▶ Task brief:
Begin with the first line and repeat exactly through the line containing "0.0667, 0.2, 0.3333, 0.4667, 0.6, 0.7333, 0.8667, 1];"; leave every image out.

▶ Collected data:
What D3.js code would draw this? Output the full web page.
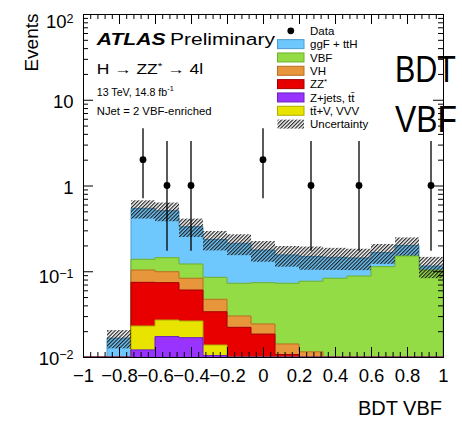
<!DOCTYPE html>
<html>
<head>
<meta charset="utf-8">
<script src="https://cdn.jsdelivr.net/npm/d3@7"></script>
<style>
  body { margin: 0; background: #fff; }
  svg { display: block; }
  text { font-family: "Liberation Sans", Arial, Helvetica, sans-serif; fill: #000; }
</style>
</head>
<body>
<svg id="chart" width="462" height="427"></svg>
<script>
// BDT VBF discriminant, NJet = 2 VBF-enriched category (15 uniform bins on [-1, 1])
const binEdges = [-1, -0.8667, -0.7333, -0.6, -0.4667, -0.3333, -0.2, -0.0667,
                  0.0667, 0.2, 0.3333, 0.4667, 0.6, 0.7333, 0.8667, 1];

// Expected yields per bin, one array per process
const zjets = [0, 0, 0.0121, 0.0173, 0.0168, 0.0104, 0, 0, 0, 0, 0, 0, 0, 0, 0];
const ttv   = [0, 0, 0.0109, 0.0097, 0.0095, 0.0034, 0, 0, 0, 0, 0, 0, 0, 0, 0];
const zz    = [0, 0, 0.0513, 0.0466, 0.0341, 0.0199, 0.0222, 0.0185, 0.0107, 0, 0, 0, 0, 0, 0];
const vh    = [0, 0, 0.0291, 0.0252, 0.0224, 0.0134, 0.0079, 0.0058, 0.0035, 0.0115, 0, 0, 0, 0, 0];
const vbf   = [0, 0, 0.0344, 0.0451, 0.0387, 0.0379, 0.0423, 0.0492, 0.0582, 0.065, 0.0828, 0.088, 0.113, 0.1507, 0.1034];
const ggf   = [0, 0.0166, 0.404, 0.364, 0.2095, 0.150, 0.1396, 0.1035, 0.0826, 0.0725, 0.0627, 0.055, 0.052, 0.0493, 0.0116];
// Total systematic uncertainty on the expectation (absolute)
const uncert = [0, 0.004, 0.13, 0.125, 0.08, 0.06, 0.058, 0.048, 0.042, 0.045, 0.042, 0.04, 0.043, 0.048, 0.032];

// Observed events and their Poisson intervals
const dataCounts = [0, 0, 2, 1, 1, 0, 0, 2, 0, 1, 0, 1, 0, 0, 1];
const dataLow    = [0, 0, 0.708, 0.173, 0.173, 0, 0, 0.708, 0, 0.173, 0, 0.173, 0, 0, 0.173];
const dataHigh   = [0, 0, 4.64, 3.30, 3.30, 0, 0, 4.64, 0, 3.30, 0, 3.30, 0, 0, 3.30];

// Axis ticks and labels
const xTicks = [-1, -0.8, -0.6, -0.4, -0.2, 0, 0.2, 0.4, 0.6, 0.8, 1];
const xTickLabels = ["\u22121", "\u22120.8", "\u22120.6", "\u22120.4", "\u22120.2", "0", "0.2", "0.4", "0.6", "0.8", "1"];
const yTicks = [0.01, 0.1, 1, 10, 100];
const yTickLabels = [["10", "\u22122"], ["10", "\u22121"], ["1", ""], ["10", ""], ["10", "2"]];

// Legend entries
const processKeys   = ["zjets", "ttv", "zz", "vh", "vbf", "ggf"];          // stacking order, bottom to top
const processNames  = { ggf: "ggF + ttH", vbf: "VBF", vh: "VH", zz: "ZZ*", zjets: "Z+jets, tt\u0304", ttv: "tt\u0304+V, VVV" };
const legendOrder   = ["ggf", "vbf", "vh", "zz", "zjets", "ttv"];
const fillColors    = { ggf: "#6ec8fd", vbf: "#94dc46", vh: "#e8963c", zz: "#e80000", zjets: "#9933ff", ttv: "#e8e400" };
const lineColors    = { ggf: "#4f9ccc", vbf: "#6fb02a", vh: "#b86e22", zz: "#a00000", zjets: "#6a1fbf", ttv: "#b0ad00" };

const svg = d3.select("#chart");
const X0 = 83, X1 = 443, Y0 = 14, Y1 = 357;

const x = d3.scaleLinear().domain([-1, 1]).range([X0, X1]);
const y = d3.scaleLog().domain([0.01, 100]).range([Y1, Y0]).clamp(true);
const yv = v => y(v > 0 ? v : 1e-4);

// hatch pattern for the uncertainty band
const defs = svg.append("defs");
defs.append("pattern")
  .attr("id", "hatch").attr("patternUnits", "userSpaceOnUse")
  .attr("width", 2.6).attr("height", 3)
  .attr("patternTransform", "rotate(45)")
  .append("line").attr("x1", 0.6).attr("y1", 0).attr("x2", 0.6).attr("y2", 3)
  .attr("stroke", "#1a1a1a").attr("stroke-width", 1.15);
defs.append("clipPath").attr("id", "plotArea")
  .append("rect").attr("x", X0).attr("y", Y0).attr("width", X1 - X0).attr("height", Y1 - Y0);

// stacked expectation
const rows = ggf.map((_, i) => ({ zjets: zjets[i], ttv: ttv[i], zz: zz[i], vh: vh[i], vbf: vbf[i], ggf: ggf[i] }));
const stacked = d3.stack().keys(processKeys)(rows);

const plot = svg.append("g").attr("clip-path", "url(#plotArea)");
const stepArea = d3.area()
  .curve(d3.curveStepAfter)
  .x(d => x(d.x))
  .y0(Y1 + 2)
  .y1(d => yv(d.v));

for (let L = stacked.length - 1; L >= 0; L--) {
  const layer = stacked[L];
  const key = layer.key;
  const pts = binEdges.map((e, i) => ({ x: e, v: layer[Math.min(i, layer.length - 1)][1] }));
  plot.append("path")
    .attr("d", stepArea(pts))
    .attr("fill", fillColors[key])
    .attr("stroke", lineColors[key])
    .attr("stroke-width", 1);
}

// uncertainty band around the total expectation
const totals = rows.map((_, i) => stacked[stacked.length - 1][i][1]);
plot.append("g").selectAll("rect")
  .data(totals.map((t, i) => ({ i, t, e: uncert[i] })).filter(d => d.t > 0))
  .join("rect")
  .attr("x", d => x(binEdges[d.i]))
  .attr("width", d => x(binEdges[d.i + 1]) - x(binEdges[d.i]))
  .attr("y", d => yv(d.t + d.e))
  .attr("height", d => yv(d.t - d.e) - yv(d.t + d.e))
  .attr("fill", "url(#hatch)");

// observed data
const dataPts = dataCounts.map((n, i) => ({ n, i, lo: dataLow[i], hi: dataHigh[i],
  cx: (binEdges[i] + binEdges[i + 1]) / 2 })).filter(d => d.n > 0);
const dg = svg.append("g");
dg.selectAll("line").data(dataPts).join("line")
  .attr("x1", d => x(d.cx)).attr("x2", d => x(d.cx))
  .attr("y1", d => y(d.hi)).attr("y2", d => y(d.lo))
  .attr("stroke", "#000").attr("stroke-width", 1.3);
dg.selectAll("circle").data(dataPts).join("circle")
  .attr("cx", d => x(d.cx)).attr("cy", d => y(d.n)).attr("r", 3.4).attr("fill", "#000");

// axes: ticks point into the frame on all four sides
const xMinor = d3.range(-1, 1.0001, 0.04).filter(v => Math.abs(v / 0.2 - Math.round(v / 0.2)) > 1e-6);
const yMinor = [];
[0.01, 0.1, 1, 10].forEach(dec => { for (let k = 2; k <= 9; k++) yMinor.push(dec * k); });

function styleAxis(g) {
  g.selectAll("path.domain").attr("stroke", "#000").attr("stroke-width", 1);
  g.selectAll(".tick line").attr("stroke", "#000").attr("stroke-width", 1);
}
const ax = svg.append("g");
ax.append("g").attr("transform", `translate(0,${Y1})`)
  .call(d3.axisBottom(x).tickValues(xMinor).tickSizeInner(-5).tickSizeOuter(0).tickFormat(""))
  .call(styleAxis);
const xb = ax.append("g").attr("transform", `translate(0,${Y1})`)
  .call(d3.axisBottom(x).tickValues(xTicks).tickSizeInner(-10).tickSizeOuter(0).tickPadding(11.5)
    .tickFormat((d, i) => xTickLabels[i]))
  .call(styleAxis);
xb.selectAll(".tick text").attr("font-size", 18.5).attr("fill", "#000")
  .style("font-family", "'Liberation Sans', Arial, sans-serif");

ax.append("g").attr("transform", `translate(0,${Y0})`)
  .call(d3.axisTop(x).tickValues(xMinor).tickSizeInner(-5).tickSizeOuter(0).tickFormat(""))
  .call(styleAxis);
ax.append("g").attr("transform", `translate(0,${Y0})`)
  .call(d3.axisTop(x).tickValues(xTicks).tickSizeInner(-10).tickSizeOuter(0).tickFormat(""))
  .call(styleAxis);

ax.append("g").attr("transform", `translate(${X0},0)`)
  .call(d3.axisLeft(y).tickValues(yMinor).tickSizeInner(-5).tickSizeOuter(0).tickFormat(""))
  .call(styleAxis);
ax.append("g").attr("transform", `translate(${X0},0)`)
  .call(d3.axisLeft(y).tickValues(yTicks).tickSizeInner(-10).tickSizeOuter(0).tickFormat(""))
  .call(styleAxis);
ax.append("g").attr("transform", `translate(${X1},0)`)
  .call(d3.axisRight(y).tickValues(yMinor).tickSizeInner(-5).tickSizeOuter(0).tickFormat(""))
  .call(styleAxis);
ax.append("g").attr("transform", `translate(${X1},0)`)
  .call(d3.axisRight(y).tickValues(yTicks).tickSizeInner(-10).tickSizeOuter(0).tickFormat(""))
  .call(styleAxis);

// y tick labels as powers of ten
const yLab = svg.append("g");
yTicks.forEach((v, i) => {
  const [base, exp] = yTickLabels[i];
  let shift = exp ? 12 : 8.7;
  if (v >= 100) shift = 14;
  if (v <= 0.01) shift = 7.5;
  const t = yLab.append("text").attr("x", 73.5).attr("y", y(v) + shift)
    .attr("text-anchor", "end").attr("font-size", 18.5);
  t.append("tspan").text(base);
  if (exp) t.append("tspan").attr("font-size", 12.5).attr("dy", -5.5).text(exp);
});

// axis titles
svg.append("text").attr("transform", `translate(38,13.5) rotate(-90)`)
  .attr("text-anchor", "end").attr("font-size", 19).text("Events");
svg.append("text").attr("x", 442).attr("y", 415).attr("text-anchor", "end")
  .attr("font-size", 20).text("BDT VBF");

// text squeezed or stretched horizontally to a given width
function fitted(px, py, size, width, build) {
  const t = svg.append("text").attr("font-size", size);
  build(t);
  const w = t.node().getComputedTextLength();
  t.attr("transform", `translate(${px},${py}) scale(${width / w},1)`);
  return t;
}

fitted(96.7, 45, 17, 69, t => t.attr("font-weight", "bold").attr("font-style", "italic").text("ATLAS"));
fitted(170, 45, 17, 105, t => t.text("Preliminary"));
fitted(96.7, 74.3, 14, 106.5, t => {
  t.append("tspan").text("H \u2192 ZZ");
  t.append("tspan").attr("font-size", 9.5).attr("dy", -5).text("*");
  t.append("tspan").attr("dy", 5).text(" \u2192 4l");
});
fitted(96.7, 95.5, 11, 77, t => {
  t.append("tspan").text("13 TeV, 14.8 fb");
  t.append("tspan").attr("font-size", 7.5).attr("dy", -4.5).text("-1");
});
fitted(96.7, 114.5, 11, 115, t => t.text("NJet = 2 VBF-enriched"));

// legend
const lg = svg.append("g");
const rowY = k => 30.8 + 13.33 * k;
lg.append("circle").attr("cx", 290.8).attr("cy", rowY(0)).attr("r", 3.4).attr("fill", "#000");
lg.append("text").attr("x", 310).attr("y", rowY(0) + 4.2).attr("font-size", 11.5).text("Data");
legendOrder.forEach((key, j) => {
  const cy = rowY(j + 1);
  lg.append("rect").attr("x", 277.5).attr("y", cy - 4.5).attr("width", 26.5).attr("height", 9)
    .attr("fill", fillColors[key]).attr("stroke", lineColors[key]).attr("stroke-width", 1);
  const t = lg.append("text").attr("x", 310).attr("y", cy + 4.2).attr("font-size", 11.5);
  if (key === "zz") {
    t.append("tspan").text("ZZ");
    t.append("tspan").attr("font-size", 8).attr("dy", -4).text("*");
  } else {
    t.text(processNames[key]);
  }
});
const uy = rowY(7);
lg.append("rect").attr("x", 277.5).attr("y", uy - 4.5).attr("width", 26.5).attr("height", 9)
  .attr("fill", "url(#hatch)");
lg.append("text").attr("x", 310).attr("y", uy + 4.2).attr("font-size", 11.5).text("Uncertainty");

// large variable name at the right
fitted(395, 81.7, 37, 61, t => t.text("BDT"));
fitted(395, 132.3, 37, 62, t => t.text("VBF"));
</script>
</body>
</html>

▶ Response:
What D3.js code would draw this? Output the full web page.
<!DOCTYPE html>
<html>
<head>
<meta charset="utf-8">
<script src="https://cdn.jsdelivr.net/npm/d3@7"></script>
<style>
  body { margin: 0; background: #fff; }
  svg { display: block; }
  text { font-family: "Liberation Sans", Arial, Helvetica, sans-serif; fill: #000; }
</style>
</head>
<body>
<svg id="chart" width="462" height="427"></svg>
<script>
// BDT VBF discriminant, NJet = 2 VBF-enriched category (15 uniform bins on [-1, 1])
const binEdges = [-1, -0.8667, -0.7333, -0.6, -0.4667, -0.3333, -0.2, -0.0667,
                  0.0667, 0.2, 0.3333, 0.4667, 0.6, 0.7333, 0.8667, 1];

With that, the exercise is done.